— START OF MATERIAL PROVIDED —
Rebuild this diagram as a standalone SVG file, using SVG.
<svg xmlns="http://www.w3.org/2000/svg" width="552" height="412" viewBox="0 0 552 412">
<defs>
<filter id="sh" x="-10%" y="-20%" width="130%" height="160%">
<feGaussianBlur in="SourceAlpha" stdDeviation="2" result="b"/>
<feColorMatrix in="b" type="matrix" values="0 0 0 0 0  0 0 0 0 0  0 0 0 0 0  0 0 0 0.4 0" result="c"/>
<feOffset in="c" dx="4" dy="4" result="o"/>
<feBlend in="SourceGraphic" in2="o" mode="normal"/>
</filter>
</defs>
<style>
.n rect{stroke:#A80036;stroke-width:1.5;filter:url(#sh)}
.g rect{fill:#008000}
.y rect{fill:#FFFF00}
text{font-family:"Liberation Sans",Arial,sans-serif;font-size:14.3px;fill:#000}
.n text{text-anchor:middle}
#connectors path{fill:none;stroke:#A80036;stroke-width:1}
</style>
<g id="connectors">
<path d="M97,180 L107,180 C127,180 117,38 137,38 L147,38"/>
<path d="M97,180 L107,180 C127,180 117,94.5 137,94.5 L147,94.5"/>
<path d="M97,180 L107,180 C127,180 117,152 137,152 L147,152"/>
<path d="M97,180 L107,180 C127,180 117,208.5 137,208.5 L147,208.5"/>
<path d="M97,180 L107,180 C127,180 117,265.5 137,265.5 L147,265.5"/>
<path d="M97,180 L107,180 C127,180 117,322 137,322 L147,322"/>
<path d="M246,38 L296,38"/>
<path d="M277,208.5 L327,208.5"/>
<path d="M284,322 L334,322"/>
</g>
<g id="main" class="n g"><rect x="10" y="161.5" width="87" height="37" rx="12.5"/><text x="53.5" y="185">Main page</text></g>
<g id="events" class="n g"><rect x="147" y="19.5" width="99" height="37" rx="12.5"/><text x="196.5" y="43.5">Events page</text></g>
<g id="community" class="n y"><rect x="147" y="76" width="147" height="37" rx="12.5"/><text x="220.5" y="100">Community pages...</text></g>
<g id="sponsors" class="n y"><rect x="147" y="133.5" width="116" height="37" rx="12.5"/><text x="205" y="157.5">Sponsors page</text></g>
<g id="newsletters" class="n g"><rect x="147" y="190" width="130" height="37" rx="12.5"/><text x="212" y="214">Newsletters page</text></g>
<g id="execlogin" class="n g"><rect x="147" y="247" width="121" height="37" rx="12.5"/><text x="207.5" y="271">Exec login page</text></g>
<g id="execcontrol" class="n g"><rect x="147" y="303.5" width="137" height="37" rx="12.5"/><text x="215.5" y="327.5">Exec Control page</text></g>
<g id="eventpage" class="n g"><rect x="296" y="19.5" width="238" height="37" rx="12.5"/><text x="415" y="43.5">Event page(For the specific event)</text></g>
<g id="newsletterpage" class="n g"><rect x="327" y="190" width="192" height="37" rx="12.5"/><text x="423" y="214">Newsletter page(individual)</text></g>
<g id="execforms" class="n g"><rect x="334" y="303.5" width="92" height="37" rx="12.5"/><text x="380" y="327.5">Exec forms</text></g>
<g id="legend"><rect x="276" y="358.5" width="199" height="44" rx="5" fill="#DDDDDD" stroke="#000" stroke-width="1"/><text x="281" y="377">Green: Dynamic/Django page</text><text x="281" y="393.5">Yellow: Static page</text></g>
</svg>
— END OF MATERIAL PROVIDED —
* _PROBLEM DETAILS_
Write the data out again in full and exactly.

* _EXERCISE RESPONSE_
Rebuild this diagram as a standalone SVG file, using SVG.
<svg xmlns="http://www.w3.org/2000/svg" width="552" height="412" viewBox="0 0 552 412">
<defs>
<filter id="sh" x="-10%" y="-20%" width="130%" height="160%">
<feGaussianBlur in="SourceAlpha" stdDeviation="2" result="b"/>
<feColorMatrix in="b" type="matrix" values="0 0 0 0 0  0 0 0 0 0  0 0 0 0 0  0 0 0 0.4 0" result="c"/>
<feOffset in="c" dx="4" dy="4" result="o"/>
<feBlend in="SourceGraphic" in2="o" mode="normal"/>
</filter>
</defs>
<style>
.n rect{stroke:#A80036;stroke-width:1.5;filter:url(#sh)}
.g rect{fill:#008000}
.y rect{fill:#FFFF00}
text{font-family:"Liberation Sans",Arial,sans-serif;font-size:14.3px;fill:#000}
.n text{text-anchor:middle}
#connectors path{fill:none;stroke:#A80036;stroke-width:1}
</style>
<g id="connectors">
<path d="M97,180 L107,180 C127,180 117,38 137,38 L147,38"/>
<path d="M97,180 L107,180 C127,180 117,94.5 137,94.5 L147,94.5"/>
<path d="M97,180 L107,180 C127,180 117,152 137,152 L147,152"/>
<path d="M97,180 L107,180 C127,180 117,208.5 137,208.5 L147,208.5"/>
<path d="M97,180 L107,180 C127,180 117,265.5 137,265.5 L147,265.5"/>
<path d="M97,180 L107,180 C127,180 117,322 137,322 L147,322"/>
<path d="M246,38 L296,38"/>
<path d="M277,208.5 L327,208.5"/>
<path d="M284,322 L334,322"/>
</g>
<g id="main" class="n g"><rect x="10" y="161.5" width="87" height="37" rx="12.5"/><text x="53.5" y="185">Main page</text></g>
<g id="events" class="n g"><rect x="147" y="19.5" width="99" height="37" rx="12.5"/><text x="196.5" y="43.5">Events page</text></g>
<g id="community" class="n y"><rect x="147" y="76" width="147" height="37" rx="12.5"/><text x="220.5" y="100">Community pages...</text></g>
<g id="sponsors" class="n y"><rect x="147" y="133.5" width="116" height="37" rx="12.5"/><text x="205" y="157.5">Sponsors page</text></g>
<g id="newsletters" class="n g"><rect x="147" y="190" width="130" height="37" rx="12.5"/><text x="212" y="214">Newsletters page</text></g>
<g id="execlogin" class="n g"><rect x="147" y="247" width="121" height="37" rx="12.5"/><text x="207.5" y="271">Exec login page</text></g>
<g id="execcontrol" class="n g"><rect x="147" y="303.5" width="137" height="37" rx="12.5"/><text x="215.5" y="327.5">Exec Control page</text></g>
<g id="eventpage" class="n g"><rect x="296" y="19.5" width="238" height="37" rx="12.5"/><text x="415" y="43.5">Event page(For the specific event)</text></g>
<g id="newsletterpage" class="n g"><rect x="327" y="190" width="192" height="37" rx="12.5"/><text x="423" y="214">Newsletter page(individual)</text></g>
<g id="execforms" class="n g"><rect x="334" y="303.5" width="92" height="37" rx="12.5"/><text x="380" y="327.5">Exec forms</text></g>
<g id="legend"><rect x="276" y="358.5" width="199" height="44" rx="5" fill="#DDDDDD" stroke="#000" stroke-width="1"/><text x="281" y="377">Green: Dynamic/Django page</text><text x="281" y="393.5">Yellow: Static page</text></g>
</svg>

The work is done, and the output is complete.